3. Oversee the road ahead and merge where needed
The interconnectedness that is leading characteristic of the new mobility ecosystem brings new and more complex dynamics and customer needs. In the new ecosystem, no business will be able to capture, defend and win in all fields. Cooperation is the key to meeting customer needs and success. Yet, many organizations are not prepared for close cooperation with other ‘competing’ players in the field.

To make sure your business is ready to map the road for your business and identify unfilled spots down the road. Next, identify potential partners that could be of help for filling these spots and what ‘gives’ and ‘takes’ the cooperation need. Think and discuss the strategy you will pursue and how you will position your business.

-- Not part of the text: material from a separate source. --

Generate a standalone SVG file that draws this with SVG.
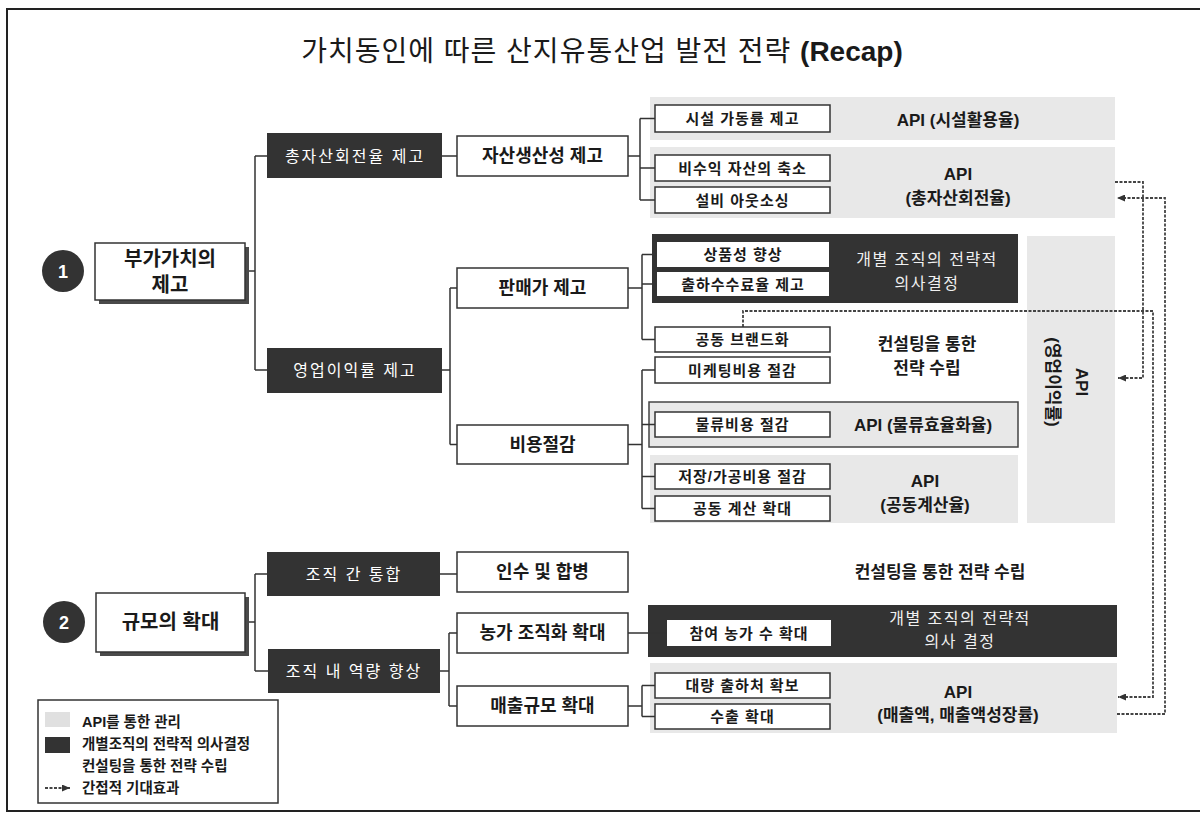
<svg xmlns="http://www.w3.org/2000/svg" width="1200" height="814" viewBox="0 0 1200 814">
<defs>
<marker id="arr" viewBox="0 0 8 7" refX="8" refY="3.5" markerWidth="8" markerHeight="7" markerUnits="userSpaceOnUse" orient="auto">
<path d="M0,0 L8,3.5 L0,7 z" fill="#333"/>
</marker>
</defs>
<style>
text,tspan{font-family:"Liberation Sans","Noto Sans CJK KR",sans-serif;fill:#1a1a1a;text-anchor:middle;dominant-baseline:central}
.band{fill:#e8e8e8}
.dark{fill:#333}
.box{fill:#fff;stroke:#333;stroke-width:1.5}
.wbox{fill:#fff}
.shadow{fill:#4a4a4a}
.leaf{font-size:15px;font-weight:bold;letter-spacing:1px}
.sub{font-size:18px;font-weight:bold}
.main{font-size:20px;font-weight:bold}
.dk{font-size:16px;fill:#fff;letter-spacing:2px}
.dk2{font-size:16px;fill:#f0f0f0;letter-spacing:1.5px}
.api{font-size:17px;font-weight:bold}
.con{font-size:17px;font-weight:bold}
.ln{fill:none;stroke:#333;stroke-width:1.5}
.dash{fill:none;stroke:#444;stroke-width:1.8;stroke-dasharray:3 1.5}
.num{font-size:18px;font-weight:bold;fill:#fff}
.leg{font-size:14.5px;font-weight:bold;text-anchor:start}
</style>
<rect x="0" y="0" width="1200" height="814" fill="#fff"/>
<rect x="7" y="9" width="1200" height="802" fill="none" stroke="#222" stroke-width="2"/>
<text x="602" y="51" font-size="28" letter-spacing="1">가치동인에 따른 산지유통산업 발전 전략 <tspan font-weight="bold" letter-spacing="0">(Recap)</tspan></text>

<!-- background bands -->
<g id="band-facility"><rect class="band" x="650" y="97" width="465" height="43"/><text class="api" x="958" y="120">API (시설활용율)</text></g>
<g id="band-turnover"><rect class="band" x="650" y="147" width="465" height="71"/><text class="api" x="958" y="174">API</text><text class="api" x="958" y="198">(총자산회전율)</text></g>
<g id="band-decision1"><rect class="dark" x="652" y="234" width="366" height="69"/><text class="dk2" x="927" y="259">개별 조직의 전략적</text><text class="dk2" x="927" y="283">의사결정</text></g>
<g id="band-margin"><rect class="band" x="1027" y="236" width="88" height="287"/><text class="api" transform="translate(1068,382) rotate(90)"><tspan x="0" y="-14">API</tspan><tspan x="0" y="15">(영업이익률)</tspan></text></g>
<g id="consult1"><text class="con" x="927" y="344">컨설팅을 통한</text><text class="con" x="927" y="368">전략 수립</text></g>
<g id="band-logistics"><rect class="band" x="649" y="402" width="369" height="45" stroke="#444" stroke-width="1.5"/><text class="api" x="923" y="425">API (물류효율화율)</text></g>
<g id="band-joint"><rect class="band" x="650" y="455" width="368" height="68"/><text class="api" x="925" y="481">API</text><text class="api" x="925" y="505">(공동계산율)</text></g>
<g id="consult2"><text class="con" x="940" y="572">컨설팅을 통한 전략 수립</text></g>
<g id="band-decision2"><rect class="dark" x="648" y="605" width="469" height="52"/><text class="dk2" x="960" y="618">개별 조직의 전략적</text><text class="dk2" x="960" y="641">의사 결정</text></g>
<g id="band-sales"><rect class="band" x="650" y="663" width="467" height="70"/><text class="api" x="958" y="692">API</text><text class="api" x="958" y="715">(매출액, 매출액성장률)</text></g>

<!-- connectors -->
<g id="connectors">
<path class="ln" d="M245,271 H255 M255,156 V370 M255,156 H267 M255,370 H267 M442,156 H457 M442,370 H450 M450,288 V444.5 M450,288 H457 M450,444.5 H457 M628,156 H640 M640,118.5 V200 M640,118.5 H655 M640,168 H655 M640,200 H655 M628,288 H642 M642,254.5 V339.5 M642,254.5 H657 M642,284 H657 M642,339.5 H655 M628,444.5 H642 M642,370 V508.5 M642,370 H655 M642,424.5 H655 M642,476.5 H655 M642,508.5 H655"/>
<path class="ln" d="M245,622 H255 M255,574 V671 M255,574 H267 M255,671 H268 M440,574 H457 M440,671 H449 M449,633 V706 M449,633 H457 M449,706 H457 M628,633 H667 M628,706 H642 M642,685.5 V716.5 M642,685.5 H655 M642,716.5 H655"/>
<path class="dash" d="M1115,182 H1143 V378 H1118" marker-end="url(#arr)"/>
<path class="dash" d="M743,327 V311 H1153 V697 H1118" marker-end="url(#arr)"/>
<path class="dash" d="M1117,714 H1165 V198 H1117" marker-end="url(#arr)"/>
</g>

<!-- section 1 -->
<g id="num1"><circle cx="63" cy="271" r="21" fill="#333"/><text class="num" x="63" y="272">1</text></g>
<g id="value-added"><rect class="shadow" x="99" y="247" width="150" height="57"/><rect class="box" x="95" y="243" width="150" height="57"/><text class="main" x="170" y="259">부가가치의</text><text class="main" x="170" y="285">제고</text></g>
<g id="asset-turnover"><rect class="dark" x="267" y="133" width="175" height="45"/><text class="dk" x="355" y="156">총자산회전율 제고</text></g>
<g id="op-margin"><rect class="dark" x="267" y="348" width="175" height="45"/><text class="dk" x="355" y="370">영업이익률 제고</text></g>
<g id="asset-productivity"><rect class="box" x="457" y="136" width="171" height="40"/><text class="sub" x="542.5" y="156">자산생산성 제고</text></g>
<g id="price"><rect class="box" x="457" y="268" width="171" height="40"/><text class="sub" x="542.5" y="288">판매가 제고</text></g>
<g id="cost"><rect class="box" x="457" y="425" width="171" height="39"/><text class="sub" x="542.5" y="444.5">비용절감</text></g>
<g id="leaf-facility"><rect class="box" x="655" y="105" width="175" height="27"/><text class="leaf" x="742.5" y="118.5">시설 가동률 제고</text></g>
<g id="leaf-nonprofit"><rect class="box" x="655" y="155" width="175" height="26"/><text class="leaf" x="742.5" y="168">비수익 자산의 축소</text></g>
<g id="leaf-outsourcing"><rect class="box" x="655" y="187" width="175" height="26"/><text class="leaf" x="742.5" y="200">설비 아웃소싱</text></g>
<g id="leaf-quality"><rect class="wbox" x="657" y="242" width="172" height="25"/><text class="leaf" x="743" y="254.5">상품성 향상</text></g>
<g id="leaf-fee"><rect class="wbox" x="657" y="272" width="172" height="24"/><text class="leaf" x="743" y="284">출하수수료율 제고</text></g>
<g id="leaf-brand"><rect class="box" x="655" y="327" width="175" height="25"/><text class="leaf" x="742.5" y="339.5">공동 브랜드화</text></g>
<g id="leaf-marketing"><rect class="box" x="655" y="357" width="175" height="26"/><text class="leaf" x="742.5" y="370">미케팅비용 절감</text></g>
<g id="leaf-logistics"><rect class="box" x="655" y="412" width="175" height="25"/><text class="leaf" x="742.5" y="424.5">물류비용 절감</text></g>
<g id="leaf-storage"><rect class="box" x="655" y="464" width="175" height="25"/><text class="leaf" x="742.5" y="476.5">저장/가공비용 절감</text></g>
<g id="leaf-joint"><rect class="box" x="655" y="496" width="175" height="25"/><text class="leaf" x="742.5" y="508.5">공동 계산 확대</text></g>

<!-- section 2 -->
<g id="num2"><circle cx="64" cy="622" r="21" fill="#333"/><text class="num" x="64" y="623">2</text></g>
<g id="scale"><rect class="shadow" x="100" y="597" width="149" height="59"/><rect class="box" x="96" y="593" width="149" height="59"/><text class="main" x="170.5" y="622">규모의 확대</text></g>
<g id="inter-org"><rect class="dark" x="267" y="552" width="173" height="44"/><text class="dk" x="354" y="574">조직 간 통합</text></g>
<g id="intra-org"><rect class="dark" x="268" y="649" width="172" height="44"/><text class="dk" x="354" y="671">조직 내 역량 향상</text></g>
<g id="merger"><rect class="box" x="457" y="552" width="171" height="40"/><text class="sub" x="542.5" y="572">인수 및 합병</text></g>
<g id="farm-org"><rect class="box" x="457" y="613" width="171" height="40"/><text class="sub" x="542.5" y="633">농가 조직화 확대</text></g>
<g id="sales-scale"><rect class="box" x="457" y="686" width="171" height="40"/><text class="sub" x="542.5" y="706">매출규모 확대</text></g>
<g id="leaf-farms"><rect class="wbox" x="667" y="620" width="164" height="26"/><text class="leaf" x="749" y="633">참여 농가 수 확대</text></g>
<g id="leaf-buyers"><rect class="box" x="655" y="673" width="175" height="25"/><text class="leaf" x="742.5" y="685.5">대량 출하처 확보</text></g>
<g id="leaf-export"><rect class="box" x="655" y="704" width="175" height="25"/><text class="leaf" x="742.5" y="716.5">수출 확대</text></g>

<!-- legend -->
<g id="legend">
<rect x="38" y="700" width="240" height="103" fill="#fff" stroke="#333" stroke-width="1.5"/>
<rect x="45" y="712" width="25" height="15" fill="#e0e0e0"/>
<rect x="45" y="737" width="25" height="16" fill="#333"/>
<path class="dash" d="M45,788 H70" marker-end="url(#arr)"/>
<text class="leg" x="82" y="722">API를 통한 관리</text>
<text class="leg" x="82" y="744">개별조직의 전략적 의사결정</text>
<text class="leg" x="82" y="766">컨설팅을 통한 전략 수립</text>
<text class="leg" x="82" y="788">간접적 기대효과</text>
</g>
</svg>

4. Sharing is caring for business
The social element of the mobility ecosystem has always been an important one. Today’s environmental responsibility from both private and public organizations pave the way for ECs to rise. With the second great inflexion point upon us, different social issues should be discussed and resolved by cooperation between private and public organizations. To make sure the new mobility ecosystem will be safe for the public new regulations will emerge.
To be successful in the new ecosystem make sure your business is aware of potential future laws and regulations that lay ahead. Finally, to become successful be customer-centred. Consider what your business not only brings you but society as well. Leading characteristic of the new mobility ecosystem is interconnectedness, so make sure your business is involved and most importantly connected.